X-Armed Bandits: Optimizing Quantiles, CVaR and Other Risks
This addresses risk-averse decision-making in fields like finance and medicine, though it is incremental as it builds on existing bandit and black-box optimization methods.
The paper tackles the problem of risk-averse optimization in stochastic black-box functions, such as in agriculture or finance, by proposing the StoROO algorithm to optimize quantiles and CVaR, with numerical experiments showing dramatic improvements from tight bounds.
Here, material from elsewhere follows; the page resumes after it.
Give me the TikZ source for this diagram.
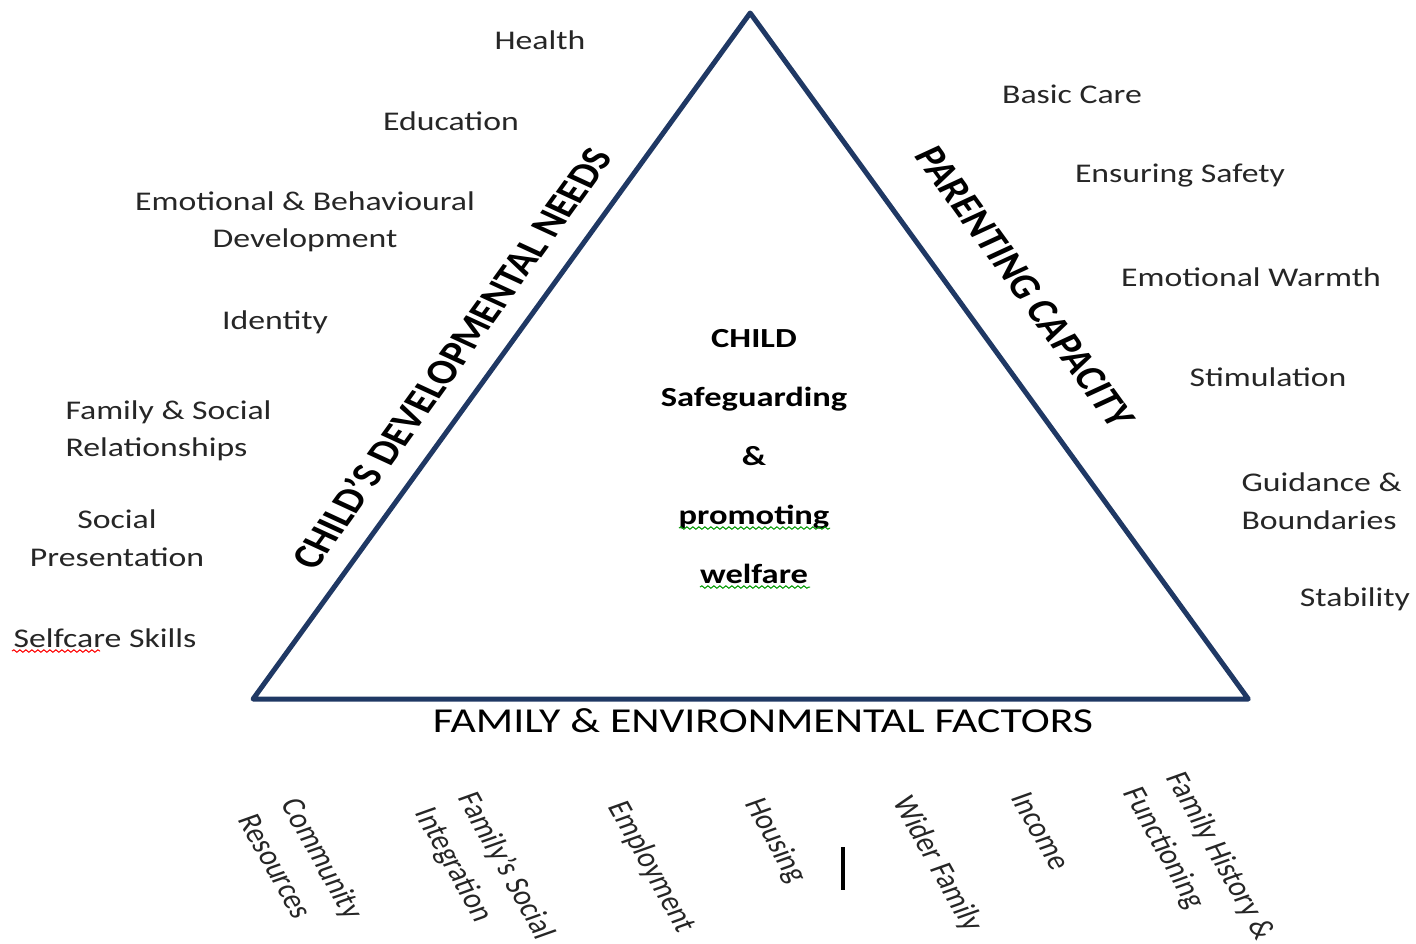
\documentclass[tikz,border=0pt]{standalone}
\usepackage{fontspec}
\setmainfont{Carlito}
\usetikzlibrary{decorations.pathmorphing}
\definecolor{navy}{RGB}{31,56,100}
\tikzset{
    need/.style={
        font=\fontsize{13.5}{18.75}\selectfont,
        text=black!85,
        inner sep=0pt,
        align=center
    },
    side/.style={
        font=\bfseries\fontsize{17.5}{21}\selectfont,
        inner sep=0pt
    },
    factor/.style={need, rotate=-66, align=left},
    squiggle/.style={
        decorate,
        decoration={snake, amplitude=0.6pt, segment length=3pt},
        line width=0.5pt
    }
}

\begin{document}
\begin{tikzpicture}[x=0.4pt,y=-0.5pt,xscale=1.25,transform shape]
    \useasboundingbox (0,0) rectangle (1416,943);
    % draw triangle
    \coordinate (apex) at (750,13);
    \coordinate (left) at (253,699);
    \coordinate (right) at (1248,699);
    \draw[navy, line width=2.5pt, line join=round] (apex) -- (left) -- (right) -- cycle;
    % draw side titles
    \node[side, rotate=60] (needs) at (451,358) {CHILD’S DEVELOPMENTAL NEEDS};
    \node[side, rotate=-60] (parenting) at (1025,287) {PARENTING CAPACITY};
    \node[side, font=\fontsize{17.5}{21}\selectfont] (factors) at (763,721)
        {FAMILY \& ENVIRONMENTAL FACTORS};
    % draw centre text
    \node[font=\bfseries\fontsize{13.8}{29.5}\selectfont, align=center, inner sep=0pt]
        (child) at (754,457) {CHILD\\Safeguarding\\\&\\promoting\\welfare};
    % draw child's needs
    \foreach \n/\x/\y/\t in {health/540/40/Health, education/451/121/Education,
        emotional/305/222/{Emotional \& Behavioural\\Development},
        identity/275/322/Identity, social/117/538/{Social\\Presentation},
        selfcare/105/638/Selfcare Skills}
        \node[need] (\n) at (\x,\y) {\t};
    \node[need, anchor=west, align=left] (family) at (65,431) {Family \& Social\\Relationships};
    % draw parenting capacity
    \foreach \n/\x/\y/\t in {basic/1072/94/Basic Care, safety/1180/176/Ensuring Safety,
        warmth/1251/277/Emotional Warmth, stimulation/1268/377/Stimulation,
        stability/1355/599/Stability}
        \node[need] (\n) at (\x,\y) {\t};
    \node[need, anchor=west, align=left] (guidance) at (1241,501) {Guidance \&\\Boundaries};
    % draw family and environmental factors
    \foreach \n/\x/\y/\t in {community/302/866/{Community\\Resources},
        integration/484/874/{Family’s Social\\Integration},
        employment/651/867/Employment, housing/775/841/Housing,
        wider/937/864/Wider Family, income/1041/831/Income,
        history/1198/864/{Family History \&\\Functioning}}
        \node[factor] (\n) at (\x,\y) {\t};
    \draw[line width=2pt] (843,847) -- (843,890);
    % draw spelling marks
    \draw[squiggle, green!60!black] (679,528) -- (830,528);
    \draw[squiggle, green!60!black] (700,587) -- (810,587);
    \draw[squiggle, red] (12,651) -- (100,651);
\end{tikzpicture}
\end{document}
We propose and analyze StoROO, an algorithm for risk optimization on stochastic black-box functions derived from StoOO. Motivated by risk-averse decision making fields like agriculture, medicine, biology or finance, we do not focus on the mean payoff but on generic functionals of the return distribution. We provide a generic regret analysis of StoROO and illustrate its applicability with two examples: the optimization of quantiles and CVaR. Inspired by the bandit literature and black-box mean optimizers, StoROO relies on the possibility to construct confidence intervals for the targeted functional based on random-size samples. We detail their construction in the case of quantiles, providing tight bounds based on Kullback-Leibler divergence. We finally present numerical experiments that show a dramatic impact of tight bounds for the optimization of quantiles and CVaR.